Now if only alkalines could be made to not leak like this !


----------



## Tone90 (Dec 11, 2017)

LeanBurn said:


> That is so cool. Does the switch move side to side or slide..I can't tell. Does it light up still?
> 
> Now if only alkalines could be made to not leak like this !



Hi LeanBurn,
the switch pushes down!


----------



## Tone90 (Dec 11, 2017)

Thanks


----------



## bykfixer (Dec 11, 2017)

Epic score!!!

Those switches were so simple back then, yet genious. 

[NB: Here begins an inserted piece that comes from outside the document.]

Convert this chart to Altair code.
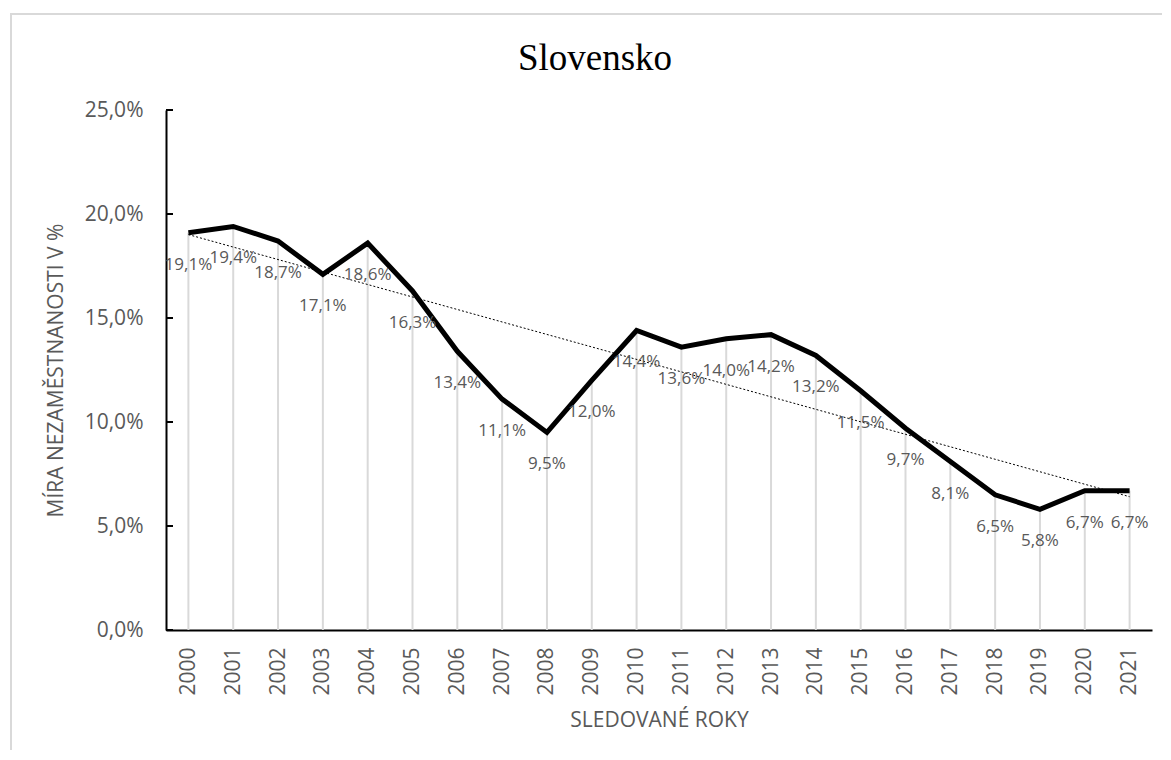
import altair as alt
import pandas as pd

years = list(range(2000, 2022))
rates = [19.1, 19.4, 18.7, 17.1, 18.6, 16.3, 13.4, 11.1, 9.5, 12.0, 14.4,
         13.6, 14.0, 14.2, 13.2, 11.5, 9.7, 8.1, 6.5, 5.8, 6.7, 6.7]
y_ticks = [0, 5, 10, 15, 20, 25]

title_text = "Slovensko"
x_title = "SLEDOVANÉ ROKY"
y_title = "MÍRA NEZAMĚSTNANOSTI V %"

df = pd.DataFrame({"year": years, "value": rates})
ticks_df = pd.DataFrame({"value": y_ticks})

FONT = "Open Sans"
GREY = "#595959"

x_enc = alt.X(
    "year:Q",
    scale=alt.Scale(domain=[1999.5, 2021.5], nice=False, zero=False),
    title=x_title,
    axis=alt.Axis(
        values=years, format="d", labelAngle=-90, labelPadding=17, ticks=False,
        domainColor="black", domainWidth=2, grid=False,
        labelColor=GREY, labelFontSize=21, labelFont=FONT, labelOverlap=False,
        labelFlush=False,
        titleX=493, titleY=90, titleAlign="center", titleBaseline="middle",
        titleFontSize=21, titleColor=GREY, titleFontWeight="normal", titleFont=FONT,
    ),
)
y_enc = alt.Y(
    "value:Q",
    scale=alt.Scale(domain=[0, 25], nice=False, zero=True),
    title=y_title,
    axis=alt.Axis(
        values=y_ticks,
        labelExpr="replace(format(datum.value, '.1f'), '.', ',') + '%'",
        ticks=False, labelPadding=23, domainColor="black", domainWidth=2, grid=False,
        labelColor=GREY, labelFontSize=21, labelFont=FONT,
        titleX=-110, titleY=260, titleAngle=270, titleAlign="center", titleBaseline="middle",
        titleFontSize=21, titleColor=GREY, titleFontWeight="normal", titleFont=FONT,
    ),
)

base = alt.Chart(df).encode(x=x_enc, y=y_enc)

border = alt.Chart(alt.Data(values=[{"k": 1}])).mark_rect(
    fill="white", fillOpacity=0, stroke="#d9d9d9", strokeWidth=2
).encode(
    x=alt.value(-155), x2=alt.value(1040), y=alt.value(-96), y2=alt.value(720)
)

drops = base.mark_rule(color="#d9d9d9", strokeWidth=2).encode(y2=alt.datum(0))
line = base.mark_line(color="black", strokeWidth=5)
trend = base.transform_regression(
    "year", "value", extent=[2000, 2021]
).mark_line(color="black", strokeWidth=1, strokeDash=[2, 2])
labels = base.transform_calculate(
    lbl="replace(format(datum.value, '.1f'), '.', ',') + '%'"
).mark_text(dy=32, fontSize=17, font=FONT, color=GREY, baseline="middle", align="center").encode(
    text="lbl:N"
)
ticks = alt.Chart(ticks_df).mark_rule(color="black", strokeWidth=2).encode(
    y=y_enc, x=alt.value(0), x2=alt.value(7)
)

chart = alt.layer(border, drops, line, trend, labels, ticks).properties(
    width=986,
    height=520,
    title=alt.TitleParams(
        text=title_text, font="Liberation Serif", fontSize=37, fontWeight="normal",
        color="black", anchor="middle", dx=-64, dy=124, offset=30, baseline="alphabetic",
        frame="group",
    ),
    autosize=alt.AutoSizeParams(type="none"),
    padding={"left": 158, "top": 102, "right": 10, "bottom": 120},
    background="white",
).configure_view(stroke=None)

chart.save("out.html", embed_options={"renderer": "svg", "actions": False})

The battery was likely a pair of stacked AA's wrapped in tape then the card board "EverReady billboard" over that. 
A pair of "yellow" Rayovacs or black Eveready C or D cells may fit. They're carbon zinc cells are slimmer than alkalines and will fit in some of those really old lights. (Can't tell if it's a C or D sized barrel) 

Definitely use a different bulb when doing any test fire. The original bulb is super-duper hard to find. Very expensive if you can find them. A #14 will work well. 

Likely mid-1920's made based on early US designs.


----------



## Tone90 (Dec 11, 2017)

Thanks


----------



## bykfixer (Dec 11, 2017)

Lights like that over here fetch good money in _decent_ shape.
Yours being NIB with the battery? Scale of 1-10 with 10 being rarest yours is at least a 7 or 8 in any condition but in the shape it's in probably 9.999999 (ie there _might_ be a few more in a warehouse somewhere, but not very many if any... you may have the last NIB one)


----------



## Tone90 (Dec 11, 2017)

bykfixer said:


> Lights like that over here fetch good money in _decent_ shape.
> Yours being NIB with the battery? Scale of 1-10 with 10 being rarest yours is at least a 7 or 8 in any condition but in the shape it's in probably 9.999999 (ie there _might_ be a few more in a warehouse somewhere, but not very many if any... you may have the last NIB one)



Thanks


----------